PROBLEM
Copy out the listing that follows, exact in every word, and skip the images.

SOURCE EXCERPT
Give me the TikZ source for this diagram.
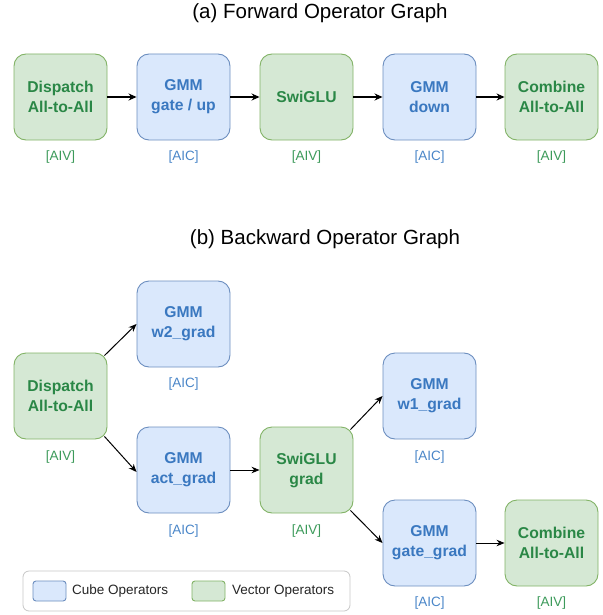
\documentclass[tikz,border=0pt]{standalone}
\usepackage{fontspec}
\setmainfont{Liberation Sans}
\usetikzlibrary{arrows.meta,positioning}

\definecolor{vecfill}{HTML}{D5E8D4}
\definecolor{vecdraw}{HTML}{82B366}
\definecolor{vectext}{HTML}{2A8746}
\definecolor{veclabel}{HTML}{3C9A5A}
\definecolor{cubefill}{HTML}{DAE8FC}
\definecolor{cubedraw}{HTML}{6C8EBF}
\definecolor{cubetext}{HTML}{3A78C0}
\definecolor{cubelabel}{HTML}{4A86C8}

\tikzset{
  opbox/.style={rounded corners=12pt, minimum width=93pt, minimum height=86pt,
    line width=0.9pt, align=center, inner sep=0pt,
    font=\fontsize{15.7}{20}\selectfont\bfseries},
  vecop/.style={opbox, fill=vecfill, draw=vecdraw, text=vectext},
  cubeop/.style={opbox, fill=cubefill, draw=cubedraw, text=cubetext},
  unitlabel/.style={font=\fontsize{13.5}{16}\selectfont, inner sep=0pt},
  veclab/.style={unitlabel, text=veclabel},
  cubelab/.style={unitlabel, text=cubelabel},
  graphtitle/.style={font=\fontsize{20.5}{23}\selectfont, inner sep=0pt},
  fwdarrow/.style={-{Stealth[length=8pt,width=7pt]}, line width=1.6pt},
  bwdarrow/.style={-{Stealth[length=8pt,width=6.5pt]}, line width=1pt},
  legendframe/.style={draw=black!22, rounded corners=6pt, line width=0.8pt, fill=white},
  swatch/.style={rounded corners=3pt, line width=0.9pt, minimum width=33pt, minimum height=20pt, inner sep=0pt},
  legendtext/.style={font=\fontsize{13.5}{16}\selectfont, anchor=west, inner sep=0pt, text=black!85}
}

\begin{document}
\begin{tikzpicture}[x=1pt, y=-1pt]
  \useasboundingbox (0,0) rectangle (602,615);

  % ---------- forward graph ----------
  \node[graphtitle] (ftitle) at (320,13) {(a) Forward Operator Graph};

  \node[vecop]  (fdisp) at (60.5,97)  {Dispatch\\All-to-All};
  \node[cubeop] (fgate) at (183.5,97) {GMM\\gate / up};
  \node[vecop]  (fswi)  at (306.5,97) {SwiGLU};
  \node[cubeop] (fdown) at (429.5,97) {GMM\\down};
  \node[vecop]  (fcomb) at (551.5,97) {Combine\\All-to-All};

  \node[veclab]  (lfdisp) at (60.5,157)  {[AIV]};
  \node[cubelab] (lfgate) at (183.5,157) {[AIC]};
  \node[veclab]  (lfswi)  at (306.5,157) {[AIV]};
  \node[cubelab] (lfdown) at (429.5,157) {[AIC]};
  \node[veclab]  (lfcomb) at (551.5,157) {[AIV]};

  \draw[fwdarrow] (fdisp) -- (fgate);
  \draw[fwdarrow] (fgate) -- (fswi);
  \draw[fwdarrow] (fswi)  -- (fdown);
  \draw[fwdarrow] (fdown) -- (fcomb);

  % ---------- backward graph ----------
  \node[graphtitle] (btitle) at (325,239) {(b) Backward Operator Graph};

  \node[vecop]  (bdisp) at (60.5,396)  {Dispatch\\All-to-All};
  \node[cubeop] (bw2)   at (183.5,324) {GMM\\w2\_grad};
  \node[cubeop] (bact)  at (183.5,470) {GMM\\act\_grad};
  \node[vecop]  (bswi)  at (306.5,470) {SwiGLU\\grad};
  \node[cubeop] (bw1)   at (429.5,396) {GMM\\w1\_grad};
  \node[cubeop] (bgate) at (429.5,543) {GMM\\gate\_grad};
  \node[vecop]  (bcomb) at (551.5,543) {Combine\\All-to-All};

  \node[veclab]  (lbdisp) at (60.5,457)  {[AIV]};
  \node[cubelab] (lbw2)   at (183.5,384) {[AIC]};
  \node[cubelab] (lbact)  at (183.5,531) {[AIC]};
  \node[veclab]  (lbswi)  at (306.5,531) {[AIV]};
  \node[cubelab] (lbw1)   at (429.5,457) {[AIC]};
  \node[cubelab] (lbgate) at (429.5,603) {[AIC]};
  \node[veclab]  (lbcomb) at (551.5,603) {[AIV]};

  \draw[bwdarrow] ([shift={(-3,3)}]bdisp.north east) -- (bw2.west);
  \draw[bwdarrow] ([shift={(-3,-3)}]bdisp.south east) -- ([yshift=-2]bact.west);
  \draw[bwdarrow] (bact) -- (bswi);
  \draw[bwdarrow] ([shift={(-3,3)}]bswi.north east) -- (bw1.west);
  \draw[bwdarrow] ([shift={(-3,-3)}]bswi.south east) -- (bgate.west);
  \draw[bwdarrow] (bgate) -- (bcomb);

  % ---------- legend ----------
  \node[legendframe, minimum width=327pt, minimum height=40pt] (legend) at (186.5,591) {};
  \node[swatch, fill=cubefill, draw=cubedraw] (cubesw) at (49.5,591) {};
  \node[legendtext] (cubetxt) at (72,591) {Cube Operators};
  \node[swatch, fill=vecfill, draw=vecdraw] (vecsw) at (208.5,591) {};
  \node[legendtext] (vectxt) at (232,591) {Vector Operators};
\end{tikzpicture}
\end{document}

THE ANSWER
Give me the TikZ source for this diagram.
\documentclass[tikz,border=0pt]{standalone}
\usepackage{fontspec}
\setmainfont{Liberation Sans}
\usetikzlibrary{arrows.meta,positioning}

\definecolor{vecfill}{HTML}{D5E8D4}
\definecolor{vecdraw}{HTML}{82B366}
\definecolor{vectext}{HTML}{2A8746}
\definecolor{veclabel}{HTML}{3C9A5A}
\definecolor{cubefill}{HTML}{DAE8FC}
\definecolor{cubedraw}{HTML}{6C8EBF}
\definecolor{cubetext}{HTML}{3A78C0}
\definecolor{cubelabel}{HTML}{4A86C8}

\tikzset{
  opbox/.style={rounded corners=12pt, minimum width=93pt, minimum height=86pt,
    line width=0.9pt, align=center, inner sep=0pt,
    font=\fontsize{15.7}{20}\selectfont\bfseries},
  vecop/.style={opbox, fill=vecfill, draw=vecdraw, text=vectext},
  cubeop/.style={opbox, fill=cubefill, draw=cubedraw, text=cubetext},
  unitlabel/.style={font=\fontsize{13.5}{16}\selectfont, inner sep=0pt},
  veclab/.style={unitlabel, text=veclabel},
  cubelab/.style={unitlabel, text=cubelabel},
  graphtitle/.style={font=\fontsize{20.5}{23}\selectfont, inner sep=0pt},
  fwdarrow/.style={-{Stealth[length=8pt,width=7pt]}, line width=1.6pt},
  bwdarrow/.style={-{Stealth[length=8pt,width=6.5pt]}, line width=1pt},
  legendframe/.style={draw=black!22, rounded corners=6pt, line width=0.8pt, fill=white},
  swatch/.style={rounded corners=3pt, line width=0.9pt, minimum width=33pt, minimum height=20pt, inner sep=0pt},
  legendtext/.style={font=\fontsize{13.5}{16}\selectfont, anchor=west, inner sep=0pt, text=black!85}
}

\begin{document}
\begin{tikzpicture}[x=1pt, y=-1pt]
  \useasboundingbox (0,0) rectangle (602,615);

  % ---------- forward graph ----------
  \node[graphtitle] (ftitle) at (320,13) {(a) Forward Operator Graph};

  \node[vecop]  (fdisp) at (60.5,97)  {Dispatch\\All-to-All};
  \node[cubeop] (fgate) at (183.5,97) {GMM\\gate / up};
  \node[vecop]  (fswi)  at (306.5,97) {SwiGLU};
  \node[cubeop] (fdown) at (429.5,97) {GMM\\down};
  \node[vecop]  (fcomb) at (551.5,97) {Combine\\All-to-All};

  \node[veclab]  (lfdisp) at (60.5,157)  {[AIV]};
  \node[cubelab] (lfgate) at (183.5,157) {[AIC]};
  \node[veclab]  (lfswi)  at (306.5,157) {[AIV]};
  \node[cubelab] (lfdown) at (429.5,157) {[AIC]};
  \node[veclab]  (lfcomb) at (551.5,157) {[AIV]};

  \draw[fwdarrow] (fdisp) -- (fgate);
  \draw[fwdarrow] (fgate) -- (fswi);
  \draw[fwdarrow] (fswi)  -- (fdown);
  \draw[fwdarrow] (fdown) -- (fcomb);

  % ---------- backward graph ----------
  \node[graphtitle] (btitle) at (325,239) {(b) Backward Operator Graph};

  \node[vecop]  (bdisp) at (60.5,396)  {Dispatch\\All-to-All};
  \node[cubeop] (bw2)   at (183.5,324) {GMM\\w2\_grad};
  \node[cubeop] (bact)  at (183.5,470) {GMM\\act\_grad};
  \node[vecop]  (bswi)  at (306.5,470) {SwiGLU\\grad};
  \node[cubeop] (bw1)   at (429.5,396) {GMM\\w1\_grad};
  \node[cubeop] (bgate) at (429.5,543) {GMM\\gate\_grad};
  \node[vecop]  (bcomb) at (551.5,543) {Combine\\All-to-All};

  \node[veclab]  (lbdisp) at (60.5,457)  {[AIV]};
  \node[cubelab] (lbw2)   at (183.5,384) {[AIC]};
  \node[cubelab] (lbact)  at (183.5,531) {[AIC]};
  \node[veclab]  (lbswi)  at (306.5,531) {[AIV]};
  \node[cubelab] (lbw1)   at (429.5,457) {[AIC]};
  \node[cubelab] (lbgate) at (429.5,603) {[AIC]};
  \node[veclab]  (lbcomb) at (551.5,603) {[AIV]};

  \draw[bwdarrow] ([shift={(-3,3)}]bdisp.north east) -- (bw2.west);
  \draw[bwdarrow] ([shift={(-3,-3)}]bdisp.south east) -- ([yshift=-2]bact.west);
  \draw[bwdarrow] (bact) -- (bswi);
  \draw[bwdarrow] ([shift={(-3,3)}]bswi.north east) -- (bw1.west);
  \draw[bwdarrow] ([shift={(-3,-3)}]bswi.south east) -- (bgate.west);
  \draw[bwdarrow] (bgate) -- (bcomb);

  % ---------- legend ----------
  \node[legendframe, minimum width=327pt, minimum height=40pt] (legend) at (186.5,591) {};
  \node[swatch, fill=cubefill, draw=cubedraw] (cubesw) at (49.5,591) {};
  \node[legendtext] (cubetxt) at (72,591) {Cube Operators};
  \node[swatch, fill=vecfill, draw=vecdraw] (vecsw) at (208.5,591) {};
  \node[legendtext] (vectxt) at (232,591) {Vector Operators};
\end{tikzpicture}
\end{document}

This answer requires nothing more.